In his introductory remarks Jesus says that you don’t want to be like the people who get up in front of others and pray publically – apparently you shouldn’t be like me! He warns against long-winded prayers with empty phrases, but he doesn’t stop there. Jesus actually offers a model prayer which is relatively short, but covers a lot of ground.

 

It’s good to have this scriptural reminder that the prayer we say together virtually every Sunday is Jesus’ prayer model for his followers, a prayer directed to God and which begins with praise for God.  And that it is meant to be an authentic, deeply personal prayer rather than a “showy” prayer to impress others.

 

And yet, we repeat the Lord’s Prayer with a sort of “pack mentality,” don’t we? Maybe I’m misjudging you, but it’s easy to drift through this prayer without really thinking about what we are saying. If I said to you “do you know the Lord’s Prayer?” the majority would answer confidently “of course, I’ve said it hundreds, maybe thousands of times!” Yet if I then asked “well come on up here and say it solo!” you might hesitate. What are the words again?  The irony is that while Jesus taught the Lord’s Prayer as the example of an authentic prayer, it too easily becomes empty words which require very little thought on our part.
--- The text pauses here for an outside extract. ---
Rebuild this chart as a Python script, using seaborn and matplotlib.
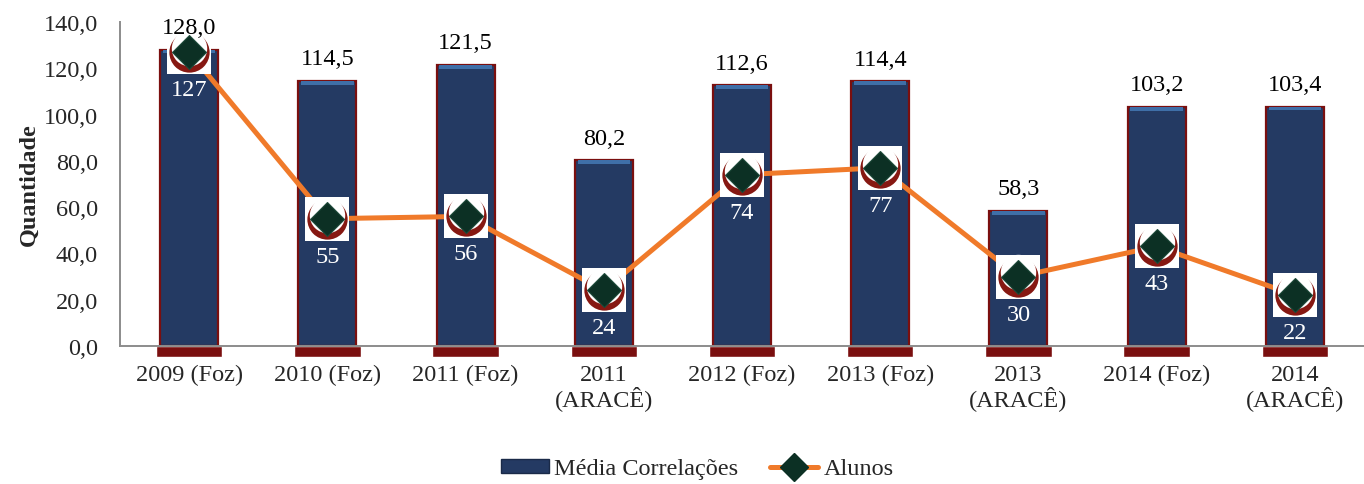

Whether we have just learned the Lord’s Prayer or have said it more times than we can remember, it is probably time for a “tune up,” a reconsideration of why this prayer is so important in our tradition and in our personal lives. I should say here that I am deeply indebted to the New Testament scholar John Dominic Crossan and his recent book The Greatest Prayer: Rediscovering the Revolutionary Message of the LORD’S PRAYER.

 

Crossan maintains that the Lord’s Prayer is Christianity’s greatest prayer but he also points out that it is our strangest prayer:

 

It is prayed by all Christians, but it never mentions Christ.

It is prayed in all churches, but it never mentions church.
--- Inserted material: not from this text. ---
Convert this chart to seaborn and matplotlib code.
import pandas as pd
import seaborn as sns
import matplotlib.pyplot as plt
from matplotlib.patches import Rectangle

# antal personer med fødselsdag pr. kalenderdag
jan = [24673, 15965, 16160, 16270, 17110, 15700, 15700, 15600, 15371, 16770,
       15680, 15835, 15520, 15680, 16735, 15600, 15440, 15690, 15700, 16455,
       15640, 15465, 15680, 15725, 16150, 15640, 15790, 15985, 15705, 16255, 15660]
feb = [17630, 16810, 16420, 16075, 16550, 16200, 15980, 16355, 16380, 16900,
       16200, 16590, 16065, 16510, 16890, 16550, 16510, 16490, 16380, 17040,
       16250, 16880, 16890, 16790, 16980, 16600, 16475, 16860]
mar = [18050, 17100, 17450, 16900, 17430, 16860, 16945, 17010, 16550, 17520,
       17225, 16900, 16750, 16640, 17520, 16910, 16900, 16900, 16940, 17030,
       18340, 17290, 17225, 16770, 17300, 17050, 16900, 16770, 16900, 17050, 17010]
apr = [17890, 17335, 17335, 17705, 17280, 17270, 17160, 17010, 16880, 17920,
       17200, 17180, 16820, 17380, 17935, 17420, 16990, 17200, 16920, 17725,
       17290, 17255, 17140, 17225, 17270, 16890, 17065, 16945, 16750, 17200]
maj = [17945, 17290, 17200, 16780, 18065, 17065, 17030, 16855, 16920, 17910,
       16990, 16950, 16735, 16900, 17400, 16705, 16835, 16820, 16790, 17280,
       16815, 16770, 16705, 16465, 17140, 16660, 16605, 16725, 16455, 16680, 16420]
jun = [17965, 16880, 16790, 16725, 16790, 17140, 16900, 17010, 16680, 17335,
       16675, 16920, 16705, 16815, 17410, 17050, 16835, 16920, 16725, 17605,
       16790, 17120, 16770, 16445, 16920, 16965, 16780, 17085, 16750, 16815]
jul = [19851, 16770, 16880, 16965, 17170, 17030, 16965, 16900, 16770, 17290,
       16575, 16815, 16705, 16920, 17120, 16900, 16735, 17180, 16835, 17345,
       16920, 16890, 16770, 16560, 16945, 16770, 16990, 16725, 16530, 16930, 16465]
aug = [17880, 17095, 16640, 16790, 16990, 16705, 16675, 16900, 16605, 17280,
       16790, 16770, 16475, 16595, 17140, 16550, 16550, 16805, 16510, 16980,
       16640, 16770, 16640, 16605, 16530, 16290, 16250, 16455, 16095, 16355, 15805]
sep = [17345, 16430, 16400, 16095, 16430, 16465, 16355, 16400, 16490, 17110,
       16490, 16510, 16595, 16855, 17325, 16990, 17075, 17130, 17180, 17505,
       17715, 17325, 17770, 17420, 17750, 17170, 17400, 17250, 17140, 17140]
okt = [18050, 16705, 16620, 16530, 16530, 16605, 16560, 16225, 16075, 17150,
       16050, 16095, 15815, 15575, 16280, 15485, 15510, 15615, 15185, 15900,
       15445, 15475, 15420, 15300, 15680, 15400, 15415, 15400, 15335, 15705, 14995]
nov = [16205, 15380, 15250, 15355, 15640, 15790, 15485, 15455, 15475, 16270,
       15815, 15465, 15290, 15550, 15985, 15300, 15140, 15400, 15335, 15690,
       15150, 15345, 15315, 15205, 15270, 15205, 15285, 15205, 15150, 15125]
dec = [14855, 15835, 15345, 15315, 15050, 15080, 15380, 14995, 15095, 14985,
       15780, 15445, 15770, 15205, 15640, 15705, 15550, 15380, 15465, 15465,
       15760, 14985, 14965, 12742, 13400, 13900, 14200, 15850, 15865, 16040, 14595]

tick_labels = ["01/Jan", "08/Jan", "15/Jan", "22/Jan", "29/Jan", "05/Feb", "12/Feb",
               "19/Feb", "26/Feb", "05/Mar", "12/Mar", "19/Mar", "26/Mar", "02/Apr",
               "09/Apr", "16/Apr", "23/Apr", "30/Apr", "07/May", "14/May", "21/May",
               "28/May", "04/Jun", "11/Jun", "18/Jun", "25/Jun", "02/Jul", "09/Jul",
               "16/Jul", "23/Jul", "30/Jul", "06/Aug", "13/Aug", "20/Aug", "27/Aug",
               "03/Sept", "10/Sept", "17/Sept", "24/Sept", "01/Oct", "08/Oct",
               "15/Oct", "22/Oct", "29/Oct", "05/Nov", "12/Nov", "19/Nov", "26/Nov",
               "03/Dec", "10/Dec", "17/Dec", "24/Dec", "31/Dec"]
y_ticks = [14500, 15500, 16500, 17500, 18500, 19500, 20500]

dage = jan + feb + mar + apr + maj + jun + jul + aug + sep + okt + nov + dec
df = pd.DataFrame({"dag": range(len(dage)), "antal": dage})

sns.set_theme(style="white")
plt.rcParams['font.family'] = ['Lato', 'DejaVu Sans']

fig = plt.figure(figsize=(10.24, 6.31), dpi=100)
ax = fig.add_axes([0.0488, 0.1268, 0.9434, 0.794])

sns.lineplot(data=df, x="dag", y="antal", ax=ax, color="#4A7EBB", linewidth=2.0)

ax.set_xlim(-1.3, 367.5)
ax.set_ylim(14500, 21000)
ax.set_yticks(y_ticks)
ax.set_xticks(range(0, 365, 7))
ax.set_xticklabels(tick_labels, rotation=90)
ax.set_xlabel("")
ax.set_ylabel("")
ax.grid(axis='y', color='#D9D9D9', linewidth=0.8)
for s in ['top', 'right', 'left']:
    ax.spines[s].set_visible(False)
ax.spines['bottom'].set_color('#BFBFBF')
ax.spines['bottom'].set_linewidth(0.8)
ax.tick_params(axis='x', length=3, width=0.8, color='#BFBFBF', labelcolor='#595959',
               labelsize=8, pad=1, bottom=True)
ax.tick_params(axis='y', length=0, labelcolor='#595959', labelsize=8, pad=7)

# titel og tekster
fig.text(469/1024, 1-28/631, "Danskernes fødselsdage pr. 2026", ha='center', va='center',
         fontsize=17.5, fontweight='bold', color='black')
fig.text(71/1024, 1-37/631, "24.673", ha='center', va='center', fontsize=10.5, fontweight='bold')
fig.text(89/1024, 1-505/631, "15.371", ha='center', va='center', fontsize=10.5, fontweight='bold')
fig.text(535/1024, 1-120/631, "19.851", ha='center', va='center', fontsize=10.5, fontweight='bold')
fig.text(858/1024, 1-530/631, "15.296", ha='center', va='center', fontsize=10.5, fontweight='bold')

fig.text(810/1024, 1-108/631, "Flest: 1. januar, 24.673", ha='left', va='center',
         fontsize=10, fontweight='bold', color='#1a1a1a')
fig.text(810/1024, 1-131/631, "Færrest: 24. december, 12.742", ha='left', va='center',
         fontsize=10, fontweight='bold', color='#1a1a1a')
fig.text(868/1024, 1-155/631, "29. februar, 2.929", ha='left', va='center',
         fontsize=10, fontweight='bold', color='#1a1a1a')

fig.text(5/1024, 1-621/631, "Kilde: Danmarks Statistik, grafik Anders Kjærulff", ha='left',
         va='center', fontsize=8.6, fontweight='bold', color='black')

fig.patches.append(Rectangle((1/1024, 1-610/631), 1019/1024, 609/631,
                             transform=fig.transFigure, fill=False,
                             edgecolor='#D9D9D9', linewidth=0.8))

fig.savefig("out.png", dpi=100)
It is prayed on all Sundays, but it never mentions Sunday.

It is called the “Lord’s Prayer,” but it never mentions “Lord.”
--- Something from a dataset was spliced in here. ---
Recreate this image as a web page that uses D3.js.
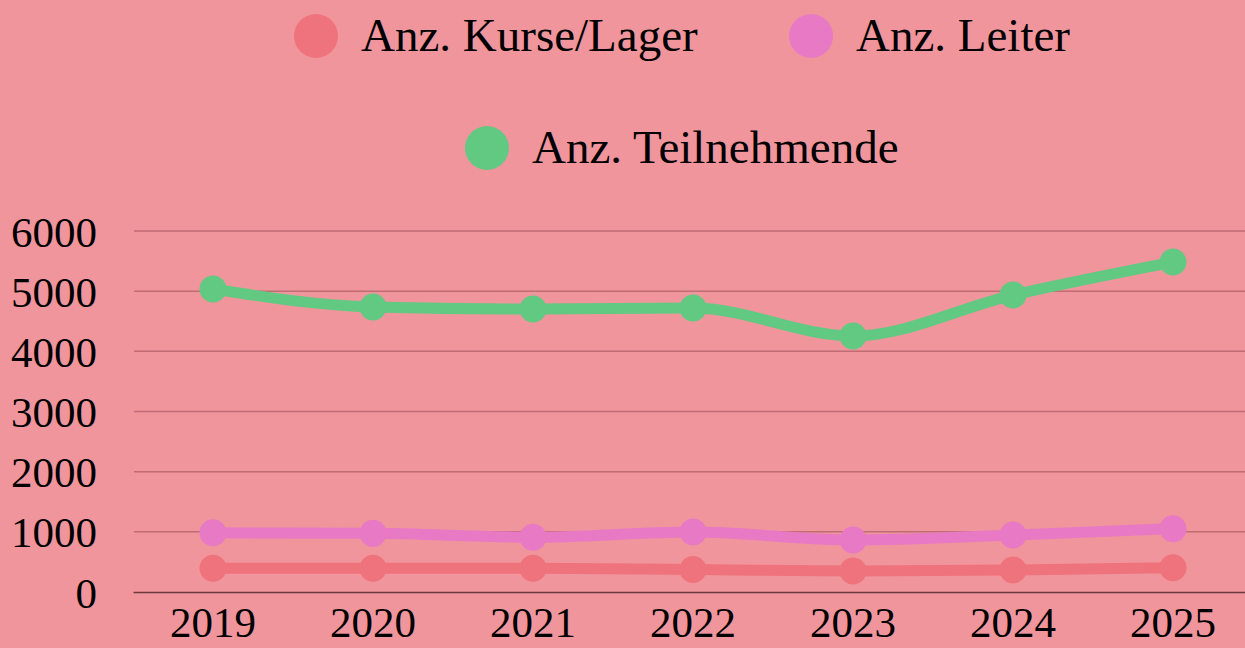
<!DOCTYPE html>
<html>
<head>
<meta charset="utf-8">
<script src="https://cdn.jsdelivr.net/npm/d3@7"></script>
<style>
  html, body { margin: 0; padding: 0; background: #f0959c; overflow: hidden; }
  svg { display: block; font-family: "Liberation Serif", "DejaVu Serif", serif; }
</style>
</head>
<body>
<div id="chart"></div>
<script>
// data
var years = ["2019", "2020", "2021", "2022", "2023", "2024", "2025"];
var kurse = [394, 394, 394, 374, 349, 366, 404];
var leiter = [985, 975, 909, 997, 864, 947, 1052];
var teilnehmende = [5036, 4737, 4703, 4720, 4255, 4936, 5484];
var yTicks = [0, 1000, 2000, 3000, 4000, 5000, 6000];

var seriesNames = ["Anz. Kurse/Lager", "Anz. Leiter", "Anz. Teilnehmende"];
var seriesColors = ["#ef737c", "#e879c4", "#62c983"];
var seriesValues = [kurse, leiter, teilnehmende];

var width = 1245, height = 648;

var svg = d3.select("#chart")
    .append("svg")
    .attr("width", width)
    .attr("height", height);

// scales
var x = d3.scaleBand()
    .domain(years)
    .range([133, 1253])
    .padding(0);

var y = d3.scaleLinear()
    .domain([0, 6000])
    .range([592, 231]);

// grid lines
svg.append("g")
    .selectAll("line")
    .data(yTicks.slice(1))
    .enter()
    .append("line")
    .attr("x1", 134)
    .attr("x2", width)
    .attr("y1", function(d) { return y(d); })
    .attr("y2", function(d) { return y(d); })
    .attr("stroke", "#bf6c75")
    .attr("stroke-width", 1.5);

// y axis labels
var yAxis = svg.append("g")
    .attr("transform", "translate(97,0)")
    .call(d3.axisLeft(y).tickValues(yTicks).tickSize(0).tickPadding(0).tickFormat(d3.format("d")));
yAxis.select(".domain").remove();
yAxis.selectAll("text")
    .attr("font-size", "43px")
    .attr("font-family", "Liberation Serif, serif")
    .attr("fill", "#000")
    .attr("dy", "0.35em");

// x axis
var xAxis = svg.append("g")
    .attr("transform", "translate(0,592)")
    .call(d3.axisBottom(x).tickSize(0).tickPadding(14));
xAxis.select(".domain")
    .attr("stroke", "#6b3a40")
    .attr("stroke-width", 1.5);
xAxis.selectAll("text")
    .attr("font-size", "43px")
    .attr("font-family", "Liberation Serif, serif")
    .attr("fill", "#000");

// lines and points
var line = d3.line()
    .x(function(d, i) { return x(years[i]) + x.bandwidth() / 2; })
    .y(function(d) { return y(d); })
    .curve(d3.curveMonotoneX);

for (var s = 0; s < seriesValues.length; s++) {
    svg.append("path")
        .datum(seriesValues[s])
        .attr("d", line)
        .attr("fill", "none")
        .attr("stroke", seriesColors[s])
        .attr("stroke-width", 11);

    svg.append("g")
        .selectAll("circle")
        .data(seriesValues[s])
        .enter()
        .append("circle")
        .attr("cx", function(d, i) { return x(years[i]) + x.bandwidth() / 2; })
        .attr("cy", function(d) { return y(d); })
        .attr("r", 13.5)
        .attr("fill", seriesColors[s]);
}

// legend
var legendPos = [
    { cx: 316, cy: 36 },
    { cx: 811, cy: 36 },
    { cx: 487, cy: 148 }
];
var legend = svg.append("g");
legend.selectAll("circle")
    .data(seriesNames)
    .enter()
    .append("circle")
    .attr("cx", function(d, i) { return legendPos[i].cx; })
    .attr("cy", function(d, i) { return legendPos[i].cy; })
    .attr("r", 22)
    .attr("fill", function(d, i) { return seriesColors[i]; });
legend.selectAll("text")
    .data(seriesNames)
    .enter()
    .append("text")
    .attr("x", function(d, i) { return legendPos[i].cx + 45; })
    .attr("y", function(d, i) { return legendPos[i].cy + 15; })
    .attr("font-size", "47px")
    .attr("fill", "#000")
    .text(function(d) { return d; });
</script>
</body>
</html>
It is prayed by Christians who focus on the next life in heaven or hell,

but it never mentions the next life, heaven, or hell.

 

Now, reading this you might think that Crossan is not impressed by the Lord’s Prayer, but the opposite is true. He invites us to pay attention to what he calls both a radical manifesto and a hymn of hope for all of humanity. That is lofty language, but it is also an invitation for us to “step up our game” in our appreciation to the message of this prayer so that our faith will be nurtured and deepened.

 

What we can hope during the next few weeks is that we revive our relationship with this prayer which we could so easily take for granted and at the same time renew our commitment to the God who is addressed in these phrases.  It is a marvelous gift to us as Christians, to have this example for prayer which has endured and continued to inform our faith through the centuries.

 

As strange as this may sound, it may have been a good thing that the Lord’s Prayer was turfed out of the school system. Instead of its repetition becoming a rather mindless exercise, we are brought back to its important role as a prayer for those who are prepared to listen for God and to serve Christ in the world.

 

So, what will we consider during the next few weeks? Each Sunday we will sing or say a different version of the Lord’s Prayer to “keep us on our toes” with the prayer we have come to know a little too well.

 

 

I will preach sermons on different phrases in the prayer to sharpen our focus:

 

2. Our Father, who art in heaven,

hallowed be thy name.

3. Thy kingdom come,

Thy will be done

on earth as it is in heaven

4. Give us this day our daily bread

5. and forgive us our trespasses/debts,

as we forgive those

who trespass against us:

 

6. and lead us not into temptation,

but deliver us from evil.

 

For thine in the kingdom,

and the power, and the glory,

for ever and ever. Amen.

 

 

Our starting point will be the phrase Our Father, looking at our relationship with a respected parent whom we can trust, knowing that we are loved in return.

 

Your Kingdom Come will help us ask what it means to be a part of the reign of God, the “new world order” which is realized in Christ. This is the “radical manifesto” aspect of Crossan’s observation.

 

Then we will consider what it means to have enough -- Give us This Day our Daily Bread -- rather than scrambling after everything we think we want in this age of excess.

 

Forgive us our Debts and Our Debtors will allow us to ponder the grace of forgiveness of debt, both literal and spiritual.

 

Lead Us Not into Temptation will be our starting point to explore how we make the daily choices for good rather than evil. There may never have been a more complicated age in which to sort through our temptations.

 

Each week I will offer a question for you to mull over related to the phrase we are considering. You might keep today’s bulletin cover to pray in your home to start the day, or at mealtime, or before you go to sleep.

 

I can only hope that this will be an adventure of discovery for all of us. I hope that you choose to be disciples with me as we find a deeper meaning in what is “the greatest prayer” for Christians. Together we can reacquaint ourselves with the Christ who offered this gift to us.

 

One last thought today. I will not preach a sermon on the final word of the Lord’s Prayer, but it is still an important word. It is “amen,” or OK in the text message version. That word “amen” is really an exclamation point, an emphatic statement of conviction, and a matter of the heart.

 

Jesus, the living Christ, is at the heart of this prayer, and to this we can say Amen!